Две жизни стояли у меня перед глазами — его жизнь и жизнь Топорова. Он полагал свою удачной: учился помалу, других учил, дом выстроил себе уютный с садом, и была в его положении устойчивость, и не было передряг. Он лукавит, когда говорит, «что только выполнял указания»: по-разному выполнялись они, да и разные были указания. Топорова защищали райком и райисполком, его поддерживали «Известия», «Правда», и, скажем, под статьей в защиту Топорова, напечатанной в «Советской Сибири», стояла подпись первого секретаря окружного комитета партии. Так что не все тут было просто и однозначно. Топоров и на Урале, куда он перебрался с Алтая, воевал с дураками, и там писал колючие селькоровские заметки, и не нажил добра, а нажил врагов, и снова собирали на него «материал»… Очень трудная жизнь.
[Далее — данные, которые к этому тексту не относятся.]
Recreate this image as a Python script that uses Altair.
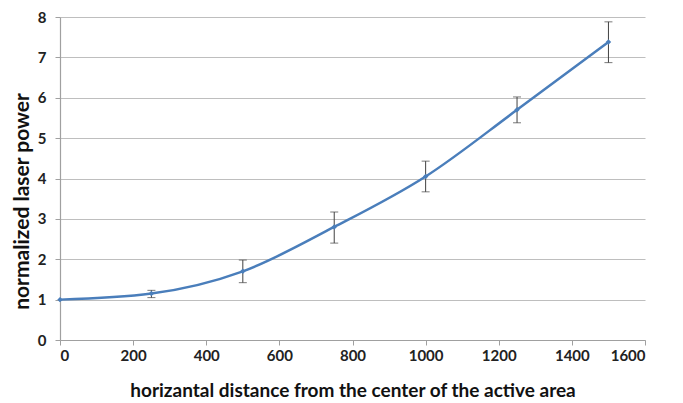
import altair as alt
import pandas as pd

distance = [0, 250, 500, 750, 1000, 1250, 1500]
power = [1.0, 1.15, 1.70, 2.80, 4.05, 5.70, 7.38]
err_low = [1.0, 1.05, 1.42, 2.40, 3.67, 5.38, 6.87]
err_high = [1.0, 1.23, 1.98, 3.17, 4.43, 6.02, 7.88]

df = pd.DataFrame({"d": distance, "p": power, "lo": err_low, "hi": err_high})
eb = df.iloc[1:]

FONT = "Lato"
blue = "#4A7EBB"
dark = "#404040"

x = alt.X("d:Q", scale=alt.Scale(domain=[0, 1600], nice=False),
          axis=alt.Axis(values=list(range(0, 1601, 200)), grid=False, format="d",
                        title="horizantal distance from the center of the active area",
                        titlePadding=18))
y = alt.Y("p:Q", scale=alt.Scale(domain=[0, 8], nice=False),
          axis=alt.Axis(values=list(range(0, 9)), grid=True, format="d",
                        title="normalized laser power", titlePadding=5,
                        titleFontSize=21, titleY=184))

line = alt.Chart(df).mark_line(color=blue, strokeWidth=2.5, interpolate="monotone").encode(x=x, y=y)
pts = alt.Chart(df).mark_point(shape="diamond", filled=True, color=blue, size=30, opacity=1).encode(x="d:Q", y="p:Q")
rule = alt.Chart(eb).mark_rule(color=dark, strokeWidth=1).encode(x="d:Q", y="lo:Q", y2="hi:Q")
cap_lo = alt.Chart(eb).mark_tick(color=dark, orient="horizontal", size=8, thickness=1).encode(x="d:Q", y="lo:Q")
cap_hi = alt.Chart(eb).mark_tick(color=dark, orient="horizontal", size=8, thickness=1).encode(x="d:Q", y="hi:Q")

chart = alt.layer(line, rule, cap_lo, cap_hi, pts).properties(
    width=585, height=323,
    autosize=alt.AutoSizeParams(type="none"),
    padding={"left": 52, "top": 9, "right": 30, "bottom": 62},
    background="white",
).configure_view(stroke=None).configure_axis(
    labelFont=FONT, titleFont=FONT, labelFontSize=15, titleFontSize=19,
    labelFontWeight="bold", titleFontWeight="bold",
    labelColor="#222222", titleColor="#111111",
    domainColor="#A0A0A0", tickColor="#A0A0A0", gridColor="#BEBEBE",
    tickSize=5, domainWidth=1.2, gridWidth=1.2,
).configure_axisX(labelPadding=3).configure_axisY(labelPadding=9)

chart.save("out.html", embed_options={"renderer": "svg", "actions": False})
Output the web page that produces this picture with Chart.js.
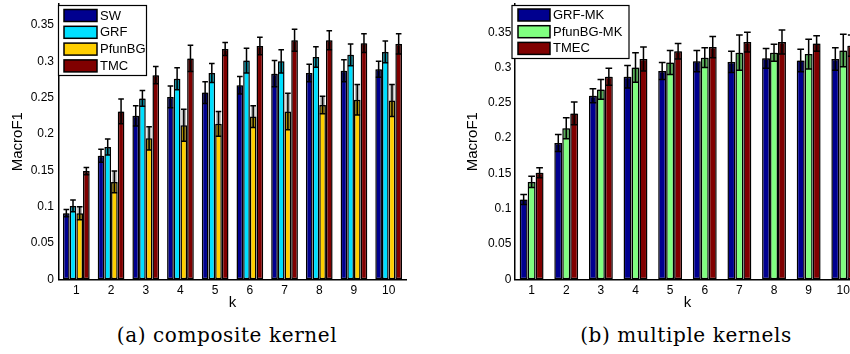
<!DOCTYPE html>
<html><head><meta charset="utf-8">
<script src="https://cdn.jsdelivr.net/npm/chart.js@4/dist/chart.umd.min.js"></script>
<style>
html,body{margin:0;padding:0;background:#fff;width:850px;height:354px;overflow:hidden;position:relative}
#c1{position:absolute;left:0;top:0}
#c2{position:absolute;left:450px;top:0}
.cap{position:absolute;top:324px;font-family:"DejaVu Serif",serif;font-size:20px;letter-spacing:0.6px;color:#000;white-space:nowrap;transform:translateX(-50%);line-height:23px}
</style></head><body>
<canvas id="c1" width="425" height="320"></canvas>
<canvas id="c2" width="430" height="320"></canvas>
<div class="cap" style="left:227px">(a) composite kernel</div>
<div class="cap" style="left:686px">(b) multiple kernels</div>
<script>
// ---- data ----
const categories = ['1','2','3','4','5','6','7','8','9','10'];
const yTicks = [0,0.05,0.1,0.15,0.2,0.25,0.3,0.35];
const yTickLabels = ['0','0.05','0.1','0.15','0.2','0.25','0.3','0.35'];

// (a) composite kernel
const sw       = [0.091,0.170,0.225,0.251,0.257,0.267,0.283,0.284,0.287,0.289];
const swErr    = [0.005,0.009,0.014,0.015,0.015,0.012,0.018,0.012,0.015,0.011];
const grf      = [0.101,0.182,0.249,0.276,0.284,0.301,0.300,0.306,0.309,0.313];
const grfErr   = [0.008,0.011,0.011,0.015,0.013,0.017,0.016,0.014,0.015,0.015];
const pfunbg   = [0.091,0.134,0.194,0.212,0.214,0.224,0.231,0.240,0.247,0.246];
const pfunbgErr= [0.009,0.015,0.016,0.022,0.017,0.015,0.025,0.012,0.021,0.022];
const tmc      = [0.149,0.231,0.281,0.304,0.317,0.321,0.329,0.329,0.325,0.324];
const tmcErr   = [0.005,0.017,0.012,0.018,0.009,0.012,0.015,0.013,0.013,0.014];

// (b) multiple kernels
const grfmk      = [0.113,0.193,0.260,0.287,0.295,0.309,0.308,0.313,0.310,0.312];
const grfmkErr   = [0.007,0.012,0.010,0.016,0.012,0.015,0.015,0.014,0.016,0.016];
const pfunbgmk   = [0.138,0.214,0.269,0.300,0.307,0.314,0.321,0.321,0.319,0.324];
const pfunbgmkErr= [0.008,0.015,0.014,0.021,0.017,0.014,0.025,0.012,0.021,0.023];
const tmec       = [0.151,0.235,0.287,0.312,0.323,0.329,0.336,0.336,0.334,0.331];
const tmecErr    = [0.007,0.016,0.012,0.017,0.011,0.015,0.014,0.017,0.011,0.015];

const FAM = '"Liberation Sans", Arial, Helvetica, sans-serif';

const errPlugin = {
  id:'errbars',
  afterDatasetsDraw(chart){
    const ctx = chart.ctx, ys = chart.scales.y;
    chart.data.datasets.forEach((ds,di)=>{
      const meta = chart.getDatasetMeta(di);
      meta.data.forEach((bar,i)=>{
        const v = ds.data[i], e = ds.errors[i];
        const x = bar.x, w = bar.width;
        const yTop = ys.getPixelForValue(v), yHi = ys.getPixelForValue(v+e), yLo = ys.getPixelForValue(v-e);
        const l = x - w/2 + 1, r = x + w/2 - 1;
        ctx.save();
        ctx.fillStyle = 'rgba(0,0,0,0.33)';
        ctx.fillRect(l, yTop, r-l, yLo-yTop);
        if (ds.shadeAbove) {
          ctx.fillStyle = 'rgba(0,0,0,0.28)';
          ctx.fillRect(l, yHi, r-l, yTop-yHi);
        }
        ctx.strokeStyle = '#000'; ctx.lineWidth = 1.5;
        ctx.beginPath();
        ctx.moveTo(x, yHi); ctx.lineTo(x, yLo);
        const cw = w*0.42;
        ctx.moveTo(x-cw, yHi); ctx.lineTo(x+cw, yHi);
        ctx.moveTo(x-cw, yLo); ctx.lineTo(x+cw, yLo);
        ctx.stroke();
        ctx.restore();
      });
    });
  }
};

const boxLegend = {
  id:'boxLegend',
  afterDraw(chart, args, o){
    const ctx = chart.ctx;
    ctx.save();
    ctx.fillStyle = '#fff'; ctx.fillRect(o.x, o.y, o.w, o.h);
    ctx.strokeStyle = '#000'; ctx.lineWidth = 1.2; ctx.strokeRect(o.x+0.5, o.y+0.5, o.w, o.h);
    ctx.font = '13px ' + FAM;
    ctx.textBaseline = 'middle';
    chart.data.datasets.forEach((ds,i)=>{
      const cy = o.y + o.first + i*o.rowH;
      ctx.fillStyle = ds.backgroundColor;
      ctx.fillRect(o.swX, cy - o.swH/2, o.swW, o.swH);
      ctx.strokeStyle = '#000'; ctx.lineWidth = 1.5;
      ctx.strokeRect(o.swX, cy - o.swH/2, o.swW, o.swH);
      ctx.fillStyle = '#000';
      ctx.fillText(ds.label, o.textX, cy + 0.5);
    });
    ctx.restore();
  }
};

function makeChart(id, datasets, opt){
  return new Chart(document.getElementById(id), {
    type:'bar',
    data:{labels:categories, datasets},
    options:{
      responsive:false, animation:false, devicePixelRatio:1,
      layout:{padding:{top:4,right:opt.padRight,bottom:0,left:0}},
      plugins:{legend:{display:false}, tooltip:{enabled:false}, boxLegend:opt.legend},
      datasets:{bar:{categoryPercentage:opt.catPct, barPercentage:1, borderWidth:1.5, borderColor:'#000', borderSkipped:false}},
      scales:{
        x:{
          grid:{display:false, drawTicks:false},
          border:{display:true, color:'#000', width:1.5},
          ticks:{color:'#000', font:{family:FAM, size:12}, padding:4, maxRotation:0, autoSkip:false},
          title:{display:true, text:'k', color:'#000', font:{family:FAM, size:15}, padding:{top:0, bottom:8}},
          afterFit(s){ s.height = 40.7; s.paddingLeft = 0; s.paddingRight = 0; }
        },
        y:{
          min:0, max:opt.ymax,
          grid:{display:false, drawTicks:false},
          border:{display:true, color:'#000', width:1.5},
          afterBuildTicks(s){ s.ticks = yTicks.map(v=>({value:v})); },
          ticks:{color:'#000', font:{family:FAM, size:12}, padding:opt.yPad, callback:(v,i)=>yTickLabels[i]},
          title:{display:true, text:'MacroF1', color:'#000', font:{family:FAM, size:15}, padding:{top:opt.ytPad, bottom:0}},
          afterFit(s){ s.width = opt.yW; s.paddingTop = 0; s.paddingBottom = 0; }
        }
      }
    },
    plugins:[errPlugin, boxLegend]
  });
}

makeChart('c1', [
  {label:'SW', data:sw, errors:swErr, backgroundColor:'#00008F'},
  {label:'GRF', data:grf, errors:grfErr, backgroundColor:'#00DFFF'},
  {label:'PfunBG', data:pfunbg, errors:pfunbgErr, backgroundColor:'#FFCF00', shadeAbove:true},
  {label:'TMC', data:tmc, errors:tmcErr, backgroundColor:'#800000'}
], {padRight:19, catPct:0.77, ymax:0.3789, yPad:5, ytPad:9, yW:59,
    legend:{x:58, y:5, w:88, h:70, first:10.5, rowH:16.8, swX:64, swW:33, swH:12, textX:100}});

makeChart('c2', [
  {label:'GRF-MK', data:grfmk, errors:grfmkErr, backgroundColor:'#00008F'},
  {label:'PfunBG-MK', data:pfunbgmk, errors:pfunbgmkErr, backgroundColor:'#80FF80'},
  {label:'TMEC', data:tmec, errors:tmecErr, backgroundColor:'#800000'}
], {padRight:19.4, catPct:0.69, ymax:0.390, yPad:3, ytPad:14, yW:64.3,
    legend:{x:61.5, y:5, w:117, h:53, first:10, rowH:16.7, swX:68, swW:32, swH:12, textX:103}});
</script>
</body></html>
Но человек всегда был и по сей день остался самим собой: он размышлял, негодовал, восторгался, писал статьи, сотни статей, писал книги, отстаивал свои воззрения, и всегда его окружали интересные люди, он переписывался, встречался, дружил с В. Вересаевым, С. Подъячевым, А. Новиковым-Прибоем, Н. Рубакиным, Ф. Гладковым, П. Замойским; в романе «Горы» В. Зазубрин с него, Топорова, писал своего героя Митрофана Ивановича; когда в театре «Майского утра» (был у Топорова и театр) ставился «Недоросль» и заболел пастух, игравший Вральмана, его вызвался заменить заезжий корреспондент — это был Борис Горбатов; книга Топорова «Крестьяне о писателях» стала хрестоматийной, записи эти читал Горький — читал, как он выразился, захлебываясь от восторга. Какая же это чертовски богатая, завидная жизнь!
Я не написал еще толком о Топорове, хотя впоследствии ездил к нему, и он был у меня в гостях, при мне встретился старик с Германом Титовым, — я не довел до печатных страниц давнюю эту, можно сказать, от отца унаследованную тему. Но над книгой думал, к ней готовился и в третьем томе «Летописи жизни и творчества А. М. Горького» наткнулся на весьма любопытное место. Три письма помянуты там: Горький написал их одно за другим. Первое — в Сибирь, где он дает отзыв о записках Топорова, второе — в Калугу, где справляется о делах и нуждах Циолковского, третье — Макаренко на Украину. И еще одно письмо тогдашнему редактору «Известий» И. И. Скворцову-Степанову: Горький просит послать корреспондента в Куряж, чтоб защитить Макаренко… Я подумал: должно быть, и сейчас живы те, кто отнял у Макаренко Куряж, кто травил его, мешал работать. Может, они и лекции читают о великом педагоге. А что мы знаем о них? Что помним мы о тех ученых мужах, которые третировали «самоучку из Калуги», издевались над его «фантазиями», — нам ведь даже имена их неизвестны. Мудро ли это — забывать гонителей? Я не суда требую, не наказаний — боже упаси, — но помнить, знать имена… Так думал я, а глянул на старика, сидящего передо мною, и понял вдруг, как не просто было бы для меня назвать здесь его подлинное имя. Ведь он стар и болен, и у него семья, и вот сейчас смотрит на меня, и дрожит за стеклами страх… Не знаю, не знаю.